I turned off U.S. Highway 380 and pulled in to the visitor’s center at Valley of Fires Recreation Area to learn more about this black lava place. This type of volcanic rock is called a malpais, and the Valley of Fires malpais is relatively young (5,000 years old). Both the Valley of Fires recreation area and the White Sands National Monument are part of the Tularosa Basin.
I was simultaneously horrified and fascinated by this inhospitable land of craggy volcanic rock and Sotol cactus, which looks like a dwarf yucca. As with many mysteries of the desert, I wanted to stay (although not completely sure why), but I had to go. There were bikes to be ridden and gypsum dunes to be toured.
The rest of my journey took me along the outskirts of the missile range through empty country with not much of note except for the World’s Largest Pistachio Nut on U.S. Highway 54 between Tularosa and Alamogordo.
White Sands National Monument does not offer car camping. There’s a limited number of permitted backcountry primitive camping, which makes things a bit more logistically challenging for those who partake of the bike ride. For those who like a bed, motels of all flavors can be found as you drive down 54 through Alamogordo. I chose to camp at Oliver Lee Memorial State Park, which is a nice distance between the town and the monument itself.
The park is nestled against the backdrop of the Sacramento Mountains and has about 40 basic campsites. There are not a lot of trees or shade, but a few of the campsites do have shelters. I picked a nice secluded spot where I could overlook the desert valley once night fell. When the blazing heat of the day subsided, I was off to the monument about 25 miles away.
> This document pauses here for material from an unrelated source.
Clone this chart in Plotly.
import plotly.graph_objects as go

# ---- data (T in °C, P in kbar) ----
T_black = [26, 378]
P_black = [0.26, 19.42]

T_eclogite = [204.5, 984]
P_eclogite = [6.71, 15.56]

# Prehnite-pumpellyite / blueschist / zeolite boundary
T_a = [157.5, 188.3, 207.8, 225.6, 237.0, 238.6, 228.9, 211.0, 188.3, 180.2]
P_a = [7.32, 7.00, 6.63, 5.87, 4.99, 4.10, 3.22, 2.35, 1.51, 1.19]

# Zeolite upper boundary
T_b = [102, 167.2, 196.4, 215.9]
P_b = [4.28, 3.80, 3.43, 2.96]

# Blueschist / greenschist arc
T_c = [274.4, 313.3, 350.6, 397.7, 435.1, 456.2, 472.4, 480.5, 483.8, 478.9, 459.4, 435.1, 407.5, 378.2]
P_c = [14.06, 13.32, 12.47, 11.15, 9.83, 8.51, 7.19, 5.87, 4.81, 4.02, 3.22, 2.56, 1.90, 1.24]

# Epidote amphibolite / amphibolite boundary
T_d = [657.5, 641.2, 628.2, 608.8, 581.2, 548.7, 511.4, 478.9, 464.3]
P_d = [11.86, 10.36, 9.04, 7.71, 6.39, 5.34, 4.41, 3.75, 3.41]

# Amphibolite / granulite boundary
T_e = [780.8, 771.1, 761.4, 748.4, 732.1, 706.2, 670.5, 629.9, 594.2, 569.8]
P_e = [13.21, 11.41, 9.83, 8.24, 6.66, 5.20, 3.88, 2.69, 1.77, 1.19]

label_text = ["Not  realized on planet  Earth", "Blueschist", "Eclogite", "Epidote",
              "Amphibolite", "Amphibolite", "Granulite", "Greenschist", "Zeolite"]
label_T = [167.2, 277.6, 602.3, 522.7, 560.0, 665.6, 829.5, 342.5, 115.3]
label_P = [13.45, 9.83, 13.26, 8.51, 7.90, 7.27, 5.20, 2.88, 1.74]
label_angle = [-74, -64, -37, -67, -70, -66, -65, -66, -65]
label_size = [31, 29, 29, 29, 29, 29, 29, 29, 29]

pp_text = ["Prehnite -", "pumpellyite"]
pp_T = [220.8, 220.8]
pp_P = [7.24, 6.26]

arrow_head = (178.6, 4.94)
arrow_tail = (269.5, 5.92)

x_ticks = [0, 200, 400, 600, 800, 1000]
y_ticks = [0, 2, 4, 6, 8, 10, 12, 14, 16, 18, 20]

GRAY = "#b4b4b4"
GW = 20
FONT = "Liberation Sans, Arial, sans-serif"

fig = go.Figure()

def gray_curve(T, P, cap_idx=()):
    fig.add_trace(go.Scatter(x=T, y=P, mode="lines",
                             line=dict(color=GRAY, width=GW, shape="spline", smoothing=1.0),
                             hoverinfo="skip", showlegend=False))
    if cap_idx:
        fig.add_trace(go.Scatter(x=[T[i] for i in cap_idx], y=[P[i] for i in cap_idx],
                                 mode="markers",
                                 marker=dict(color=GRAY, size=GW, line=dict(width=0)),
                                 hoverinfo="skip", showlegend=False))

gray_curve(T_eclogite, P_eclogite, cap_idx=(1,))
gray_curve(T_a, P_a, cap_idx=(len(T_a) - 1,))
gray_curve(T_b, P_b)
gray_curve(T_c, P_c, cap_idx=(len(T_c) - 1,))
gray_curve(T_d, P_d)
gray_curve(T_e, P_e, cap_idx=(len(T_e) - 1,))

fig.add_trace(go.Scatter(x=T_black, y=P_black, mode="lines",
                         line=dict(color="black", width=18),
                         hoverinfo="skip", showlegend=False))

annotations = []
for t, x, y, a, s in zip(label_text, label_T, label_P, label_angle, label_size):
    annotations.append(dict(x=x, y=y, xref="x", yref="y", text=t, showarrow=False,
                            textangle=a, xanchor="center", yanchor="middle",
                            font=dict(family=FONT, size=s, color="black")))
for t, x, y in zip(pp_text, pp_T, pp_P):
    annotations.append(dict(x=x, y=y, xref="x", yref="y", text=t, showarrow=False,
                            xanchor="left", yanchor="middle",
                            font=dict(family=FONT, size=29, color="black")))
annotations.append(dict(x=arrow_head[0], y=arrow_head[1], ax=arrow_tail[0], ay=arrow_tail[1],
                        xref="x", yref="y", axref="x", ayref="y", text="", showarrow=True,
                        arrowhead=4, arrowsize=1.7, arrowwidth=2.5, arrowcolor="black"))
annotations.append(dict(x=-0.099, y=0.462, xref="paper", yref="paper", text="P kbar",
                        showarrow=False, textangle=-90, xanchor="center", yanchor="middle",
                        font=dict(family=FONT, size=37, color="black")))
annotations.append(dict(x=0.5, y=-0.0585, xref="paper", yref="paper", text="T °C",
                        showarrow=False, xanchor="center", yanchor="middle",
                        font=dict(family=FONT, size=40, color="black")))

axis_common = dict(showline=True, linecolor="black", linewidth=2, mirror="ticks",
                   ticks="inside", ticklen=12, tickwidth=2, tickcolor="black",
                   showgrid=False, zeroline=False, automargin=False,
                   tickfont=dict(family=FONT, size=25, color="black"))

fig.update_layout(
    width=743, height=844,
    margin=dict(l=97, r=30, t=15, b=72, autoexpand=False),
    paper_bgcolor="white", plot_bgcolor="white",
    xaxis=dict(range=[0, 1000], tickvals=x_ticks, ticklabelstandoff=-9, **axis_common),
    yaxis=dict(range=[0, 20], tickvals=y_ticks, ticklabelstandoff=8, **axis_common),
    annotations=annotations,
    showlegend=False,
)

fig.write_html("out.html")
There are many rules for the bike ride, but probably the most important to note is that it’s by reservation only. It takes place in the fall and the spring (the next one will be Friday, Oct. 14). More information and RSVP forms are available one month in advance at nps.gov/whsa/planyourvisit/bicycling.htm.
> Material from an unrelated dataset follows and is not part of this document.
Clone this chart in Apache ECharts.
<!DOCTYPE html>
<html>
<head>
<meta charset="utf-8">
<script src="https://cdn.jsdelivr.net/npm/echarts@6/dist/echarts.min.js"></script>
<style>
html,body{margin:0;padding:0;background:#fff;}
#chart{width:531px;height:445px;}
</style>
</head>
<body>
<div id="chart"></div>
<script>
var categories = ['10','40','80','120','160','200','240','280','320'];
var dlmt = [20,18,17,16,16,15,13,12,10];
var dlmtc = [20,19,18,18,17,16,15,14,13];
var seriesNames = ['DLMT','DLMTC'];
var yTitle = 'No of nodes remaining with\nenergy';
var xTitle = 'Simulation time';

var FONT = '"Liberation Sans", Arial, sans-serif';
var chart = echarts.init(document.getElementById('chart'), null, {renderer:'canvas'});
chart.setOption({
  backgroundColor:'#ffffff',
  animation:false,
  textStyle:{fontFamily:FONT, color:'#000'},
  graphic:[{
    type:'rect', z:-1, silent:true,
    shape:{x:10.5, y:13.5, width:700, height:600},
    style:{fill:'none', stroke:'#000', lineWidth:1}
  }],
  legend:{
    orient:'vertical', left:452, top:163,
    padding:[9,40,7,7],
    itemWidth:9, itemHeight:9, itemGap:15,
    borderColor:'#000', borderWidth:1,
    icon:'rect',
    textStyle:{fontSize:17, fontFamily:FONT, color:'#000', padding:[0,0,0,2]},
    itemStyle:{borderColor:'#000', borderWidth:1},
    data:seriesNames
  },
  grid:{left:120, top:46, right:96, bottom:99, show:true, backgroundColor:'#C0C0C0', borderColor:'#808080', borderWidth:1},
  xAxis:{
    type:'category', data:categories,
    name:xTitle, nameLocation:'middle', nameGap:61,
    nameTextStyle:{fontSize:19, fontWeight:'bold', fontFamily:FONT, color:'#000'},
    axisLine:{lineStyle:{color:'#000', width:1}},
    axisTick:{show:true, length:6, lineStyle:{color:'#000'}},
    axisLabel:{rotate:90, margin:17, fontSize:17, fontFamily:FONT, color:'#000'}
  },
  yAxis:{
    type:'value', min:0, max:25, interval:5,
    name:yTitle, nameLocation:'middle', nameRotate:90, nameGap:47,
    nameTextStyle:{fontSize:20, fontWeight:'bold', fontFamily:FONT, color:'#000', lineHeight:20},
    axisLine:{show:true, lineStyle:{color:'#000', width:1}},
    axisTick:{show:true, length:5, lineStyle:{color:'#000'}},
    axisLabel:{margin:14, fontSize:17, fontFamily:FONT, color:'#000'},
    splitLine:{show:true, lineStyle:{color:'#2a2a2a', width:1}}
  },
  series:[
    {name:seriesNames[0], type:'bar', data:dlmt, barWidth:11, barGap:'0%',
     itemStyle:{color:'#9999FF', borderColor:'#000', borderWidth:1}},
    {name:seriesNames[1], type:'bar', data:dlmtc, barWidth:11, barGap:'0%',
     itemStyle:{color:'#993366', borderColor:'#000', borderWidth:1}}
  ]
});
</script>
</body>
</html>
Riders with reservations check in and get a ticket. Organizers also attach a glow stick to your bicycle and make sure you have a helmet and lights. Then at 9 p.m., it’s off to the races.
The path is closed to traffic, and there’s a beautiful, mystical calm as the glowing bike frames disappear into the dunes. The pack spreads out on the 16-mile loop with the only stipulation of being back by midnight. On my trip, some riders stopped to sled, others to make sand angels. I hung back to get some solitude.
As I pedaled past the glowing gypsum sand dunes in the cool night air, I no longer felt the burden of my feet on my pedals. The surroundings were so ethereal, it was as if I was riding on a flying saucer through outer space. I could have cycled that loop around and around all night. But sadly, after a lap or two, it was time to head back to the car, to the camp and to a bed bathed in moonlight.
To get to White Sands National Monument from Albuquerque, take I-25 south to east 380 to Carrizozo, and then head south on 54 to Alamogordo. Both the state park and the national monument are clearly marked.